## [SUPPLIED MATERIAL]
┄┄┄┄┄┄┄┄┄┄

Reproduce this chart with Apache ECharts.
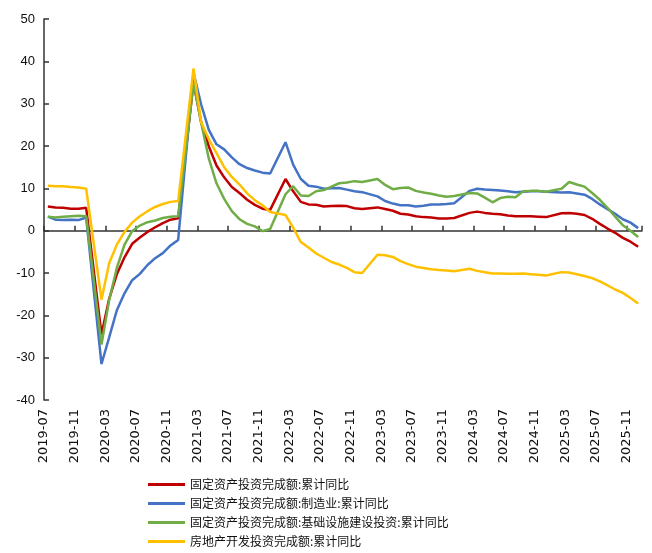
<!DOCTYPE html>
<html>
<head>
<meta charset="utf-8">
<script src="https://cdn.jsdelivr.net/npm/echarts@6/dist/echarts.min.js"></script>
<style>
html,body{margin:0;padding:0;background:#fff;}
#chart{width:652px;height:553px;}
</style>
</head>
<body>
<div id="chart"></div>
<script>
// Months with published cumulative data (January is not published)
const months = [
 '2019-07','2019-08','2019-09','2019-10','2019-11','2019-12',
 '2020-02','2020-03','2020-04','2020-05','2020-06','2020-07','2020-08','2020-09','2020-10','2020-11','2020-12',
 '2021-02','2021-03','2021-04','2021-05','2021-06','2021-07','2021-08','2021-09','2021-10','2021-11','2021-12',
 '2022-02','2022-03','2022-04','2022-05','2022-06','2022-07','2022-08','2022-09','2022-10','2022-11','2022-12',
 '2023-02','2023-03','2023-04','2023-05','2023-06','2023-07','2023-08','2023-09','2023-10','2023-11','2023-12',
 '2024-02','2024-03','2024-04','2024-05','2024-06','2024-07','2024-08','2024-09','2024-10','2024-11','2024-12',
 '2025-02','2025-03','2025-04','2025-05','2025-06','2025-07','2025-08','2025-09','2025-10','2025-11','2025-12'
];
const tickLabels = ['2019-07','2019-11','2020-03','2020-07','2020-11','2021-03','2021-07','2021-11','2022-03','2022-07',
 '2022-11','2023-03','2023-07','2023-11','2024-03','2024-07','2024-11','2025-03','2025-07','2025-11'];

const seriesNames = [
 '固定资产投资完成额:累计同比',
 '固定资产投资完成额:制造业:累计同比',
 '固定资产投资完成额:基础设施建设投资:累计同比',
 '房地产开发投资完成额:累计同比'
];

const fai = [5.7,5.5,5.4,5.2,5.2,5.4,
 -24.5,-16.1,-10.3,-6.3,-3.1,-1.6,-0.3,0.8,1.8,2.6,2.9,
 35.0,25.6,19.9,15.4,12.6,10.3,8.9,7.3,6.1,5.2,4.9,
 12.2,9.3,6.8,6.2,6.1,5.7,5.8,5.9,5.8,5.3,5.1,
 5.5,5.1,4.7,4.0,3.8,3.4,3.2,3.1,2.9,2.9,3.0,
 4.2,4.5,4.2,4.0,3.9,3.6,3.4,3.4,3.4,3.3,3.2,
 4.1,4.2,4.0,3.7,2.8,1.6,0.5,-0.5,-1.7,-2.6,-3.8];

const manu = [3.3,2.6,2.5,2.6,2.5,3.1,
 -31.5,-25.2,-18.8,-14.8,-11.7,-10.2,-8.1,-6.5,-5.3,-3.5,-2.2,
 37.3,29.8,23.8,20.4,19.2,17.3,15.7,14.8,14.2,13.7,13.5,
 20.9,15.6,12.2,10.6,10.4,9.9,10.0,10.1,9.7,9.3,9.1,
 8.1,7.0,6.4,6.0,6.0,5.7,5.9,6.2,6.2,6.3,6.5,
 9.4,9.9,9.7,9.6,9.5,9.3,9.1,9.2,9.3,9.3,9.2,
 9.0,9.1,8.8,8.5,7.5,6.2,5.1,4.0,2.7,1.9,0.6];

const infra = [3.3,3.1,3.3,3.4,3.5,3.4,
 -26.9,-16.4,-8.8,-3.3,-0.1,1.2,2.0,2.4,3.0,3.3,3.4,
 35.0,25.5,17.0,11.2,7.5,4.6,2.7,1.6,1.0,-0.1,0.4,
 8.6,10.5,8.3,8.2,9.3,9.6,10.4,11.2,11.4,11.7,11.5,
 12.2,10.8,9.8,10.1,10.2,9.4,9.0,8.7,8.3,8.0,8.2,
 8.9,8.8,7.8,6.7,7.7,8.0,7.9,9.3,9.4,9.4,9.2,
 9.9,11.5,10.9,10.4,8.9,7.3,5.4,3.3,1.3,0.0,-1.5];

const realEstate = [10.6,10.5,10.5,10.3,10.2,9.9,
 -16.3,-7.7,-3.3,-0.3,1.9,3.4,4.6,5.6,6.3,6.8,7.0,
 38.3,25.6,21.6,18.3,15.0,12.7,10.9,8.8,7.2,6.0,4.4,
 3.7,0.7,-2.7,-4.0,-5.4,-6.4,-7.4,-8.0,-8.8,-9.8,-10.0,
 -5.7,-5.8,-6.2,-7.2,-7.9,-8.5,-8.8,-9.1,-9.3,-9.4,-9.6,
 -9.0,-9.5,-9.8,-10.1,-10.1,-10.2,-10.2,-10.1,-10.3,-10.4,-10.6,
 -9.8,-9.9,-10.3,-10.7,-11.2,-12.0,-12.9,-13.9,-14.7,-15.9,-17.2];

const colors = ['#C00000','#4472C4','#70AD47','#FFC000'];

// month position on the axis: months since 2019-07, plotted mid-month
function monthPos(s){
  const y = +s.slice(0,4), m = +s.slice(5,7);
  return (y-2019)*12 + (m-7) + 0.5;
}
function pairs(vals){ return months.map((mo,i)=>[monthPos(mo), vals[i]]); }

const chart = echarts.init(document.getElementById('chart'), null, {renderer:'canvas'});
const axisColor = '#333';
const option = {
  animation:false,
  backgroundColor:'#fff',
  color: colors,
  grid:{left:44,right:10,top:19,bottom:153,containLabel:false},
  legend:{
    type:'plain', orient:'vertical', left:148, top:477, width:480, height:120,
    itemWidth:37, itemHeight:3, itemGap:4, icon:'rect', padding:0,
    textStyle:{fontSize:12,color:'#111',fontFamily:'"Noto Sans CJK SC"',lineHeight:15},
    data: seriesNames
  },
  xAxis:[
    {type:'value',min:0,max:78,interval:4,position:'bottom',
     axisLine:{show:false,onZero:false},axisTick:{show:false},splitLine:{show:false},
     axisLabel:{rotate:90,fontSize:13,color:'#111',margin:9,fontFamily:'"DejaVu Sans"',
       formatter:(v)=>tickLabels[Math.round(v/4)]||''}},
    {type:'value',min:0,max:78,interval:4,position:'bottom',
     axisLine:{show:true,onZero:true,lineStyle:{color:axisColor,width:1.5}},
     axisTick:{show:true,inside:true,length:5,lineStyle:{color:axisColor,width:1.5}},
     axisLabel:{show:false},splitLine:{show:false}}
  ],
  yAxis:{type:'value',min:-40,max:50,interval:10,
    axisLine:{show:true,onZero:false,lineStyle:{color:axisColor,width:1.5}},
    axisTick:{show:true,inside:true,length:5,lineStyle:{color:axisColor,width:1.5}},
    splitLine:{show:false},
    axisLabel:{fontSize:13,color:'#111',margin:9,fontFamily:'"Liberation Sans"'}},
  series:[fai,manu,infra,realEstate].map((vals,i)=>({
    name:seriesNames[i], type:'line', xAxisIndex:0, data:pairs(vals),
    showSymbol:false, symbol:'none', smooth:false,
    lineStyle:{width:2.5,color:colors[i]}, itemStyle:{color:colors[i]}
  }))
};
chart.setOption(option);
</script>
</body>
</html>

┄┄┄┄┄┄┄┄┄┄

## [GIVEN REQUEST]
Write out the listing word for word, omitting the pictures it holds.

## [TASK ANSWER]
Reproduce this chart with Apache ECharts.
<!DOCTYPE html>
<html>
<head>
<meta charset="utf-8">
<script src="https://cdn.jsdelivr.net/npm/echarts@6/dist/echarts.min.js"></script>
<style>
html,body{margin:0;padding:0;background:#fff;}
#chart{width:652px;height:553px;}
</style>
</head>
<body>
<div id="chart"></div>
<script>
// Months with published cumulative data (January is not published)
const months = [
 '2019-07','2019-08','2019-09','2019-10','2019-11','2019-12',
 '2020-02','2020-03','2020-04','2020-05','2020-06','2020-07','2020-08','2020-09','2020-10','2020-11','2020-12',
 '2021-02','2021-03','2021-04','2021-05','2021-06','2021-07','2021-08','2021-09','2021-10','2021-11','2021-12',
 '2022-02','2022-03','2022-04','2022-05','2022-06','2022-07','2022-08','2022-09','2022-10','2022-11','2022-12',
 '2023-02','2023-03','2023-04','2023-05','2023-06','2023-07','2023-08','2023-09','2023-10','2023-11','2023-12',
 '2024-02','2024-03','2024-04','2024-05','2024-06','2024-07','2024-08','2024-09','2024-10','2024-11','2024-12',
 '2025-02','2025-03','2025-04','2025-05','2025-06','2025-07','2025-08','2025-09','2025-10','2025-11','2025-12'
];
const tickLabels = ['2019-07','2019-11','2020-03','2020-07','2020-11','2021-03','2021-07','2021-11','2022-03','2022-07',
 '2022-11','2023-03','2023-07','2023-11','2024-03','2024-07','2024-11','2025-03','2025-07','2025-11'];

const seriesNames = [
 '固定资产投资完成额:累计同比',
 '固定资产投资完成额:制造业:累计同比',
 '固定资产投资完成额:基础设施建设投资:累计同比',
 '房地产开发投资完成额:累计同比'
];

const fai = [5.7,5.5,5.4,5.2,5.2,5.4,
 -24.5,-16.1,-10.3,-6.3,-3.1,-1.6,-0.3,0.8,1.8,2.6,2.9,
 35.0,25.6,19.9,15.4,12.6,10.3,8.9,7.3,6.1,5.2,4.9,
 12.2,9.3,6.8,6.2,6.1,5.7,5.8,5.9,5.8,5.3,5.1,
 5.5,5.1,4.7,4.0,3.8,3.4,3.2,3.1,2.9,2.9,3.0,
 4.2,4.5,4.2,4.0,3.9,3.6,3.4,3.4,3.4,3.3,3.2,
 4.1,4.2,4.0,3.7,2.8,1.6,0.5,-0.5,-1.7,-2.6,-3.8];

const manu = [3.3,2.6,2.5,2.6,2.5,3.1,
 -31.5,-25.2,-18.8,-14.8,-11.7,-10.2,-8.1,-6.5,-5.3,-3.5,-2.2,
 37.3,29.8,23.8,20.4,19.2,17.3,15.7,14.8,14.2,13.7,13.5,
 20.9,15.6,12.2,10.6,10.4,9.9,10.0,10.1,9.7,9.3,9.1,
 8.1,7.0,6.4,6.0,6.0,5.7,5.9,6.2,6.2,6.3,6.5,
 9.4,9.9,9.7,9.6,9.5,9.3,9.1,9.2,9.3,9.3,9.2,
 9.0,9.1,8.8,8.5,7.5,6.2,5.1,4.0,2.7,1.9,0.6];

const infra = [3.3,3.1,3.3,3.4,3.5,3.4,
 -26.9,-16.4,-8.8,-3.3,-0.1,1.2,2.0,2.4,3.0,3.3,3.4,
 35.0,25.5,17.0,11.2,7.5,4.6,2.7,1.6,1.0,-0.1,0.4,
 8.6,10.5,8.3,8.2,9.3,9.6,10.4,11.2,11.4,11.7,11.5,
 12.2,10.8,9.8,10.1,10.2,9.4,9.0,8.7,8.3,8.0,8.2,
 8.9,8.8,7.8,6.7,7.7,8.0,7.9,9.3,9.4,9.4,9.2,
 9.9,11.5,10.9,10.4,8.9,7.3,5.4,3.3,1.3,0.0,-1.5];

const realEstate = [10.6,10.5,10.5,10.3,10.2,9.9,
 -16.3,-7.7,-3.3,-0.3,1.9,3.4,4.6,5.6,6.3,6.8,7.0,
 38.3,25.6,21.6,18.3,15.0,12.7,10.9,8.8,7.2,6.0,4.4,
 3.7,0.7,-2.7,-4.0,-5.4,-6.4,-7.4,-8.0,-8.8,-9.8,-10.0,
 -5.7,-5.8,-6.2,-7.2,-7.9,-8.5,-8.8,-9.1,-9.3,-9.4,-9.6,
 -9.0,-9.5,-9.8,-10.1,-10.1,-10.2,-10.2,-10.1,-10.3,-10.4,-10.6,
 -9.8,-9.9,-10.3,-10.7,-11.2,-12.0,-12.9,-13.9,-14.7,-15.9,-17.2];

const colors = ['#C00000','#4472C4','#70AD47','#FFC000'];

// month position on the axis: months since 2019-07, plotted mid-month
function monthPos(s){
  const y = +s.slice(0,4), m = +s.slice(5,7);
  return (y-2019)*12 + (m-7) + 0.5;
}
function pairs(vals){ return months.map((mo,i)=>[monthPos(mo), vals[i]]); }

const chart = echarts.init(document.getElementById('chart'), null, {renderer:'canvas'});
const axisColor = '#333';
const option = {
  animation:false,
  backgroundColor:'#fff',
  color: colors,
  grid:{left:44,right:10,top:19,bottom:153,containLabel:false},
  legend:{
    type:'plain', orient:'vertical', left:148, top:477, width:480, height:120,
    itemWidth:37, itemHeight:3, itemGap:4, icon:'rect', padding:0,
    textStyle:{fontSize:12,color:'#111',fontFamily:'"Noto Sans CJK SC"',lineHeight:15},
    data: seriesNames
  },
  xAxis:[
    {type:'value',min:0,max:78,interval:4,position:'bottom',
     axisLine:{show:false,onZero:false},axisTick:{show:false},splitLine:{show:false},
     axisLabel:{rotate:90,fontSize:13,color:'#111',margin:9,fontFamily:'"DejaVu Sans"',
       formatter:(v)=>tickLabels[Math.round(v/4)]||''}},
    {type:'value',min:0,max:78,interval:4,position:'bottom',
     axisLine:{show:true,onZero:true,lineStyle:{color:axisColor,width:1.5}},
     axisTick:{show:true,inside:true,length:5,lineStyle:{color:axisColor,width:1.5}},
     axisLabel:{show:false},splitLine:{show:false}}
  ],
  yAxis:{type:'value',min:-40,max:50,interval:10,
    axisLine:{show:true,onZero:false,lineStyle:{color:axisColor,width:1.5}},
    axisTick:{show:true,inside:true,length:5,lineStyle:{color:axisColor,width:1.5}},
    splitLine:{show:false},
    axisLabel:{fontSize:13,color:'#111',margin:9,fontFamily:'"Liberation Sans"'}},
  series:[fai,manu,infra,realEstate].map((vals,i)=>({
    name:seriesNames[i], type:'line', xAxisIndex:0, data:pairs(vals),
    showSymbol:false, symbol:'none', smooth:false,
    lineStyle:{width:2.5,color:colors[i]}, itemStyle:{color:colors[i]}
  }))
};
chart.setOption(option);
</script>
</body>
</html>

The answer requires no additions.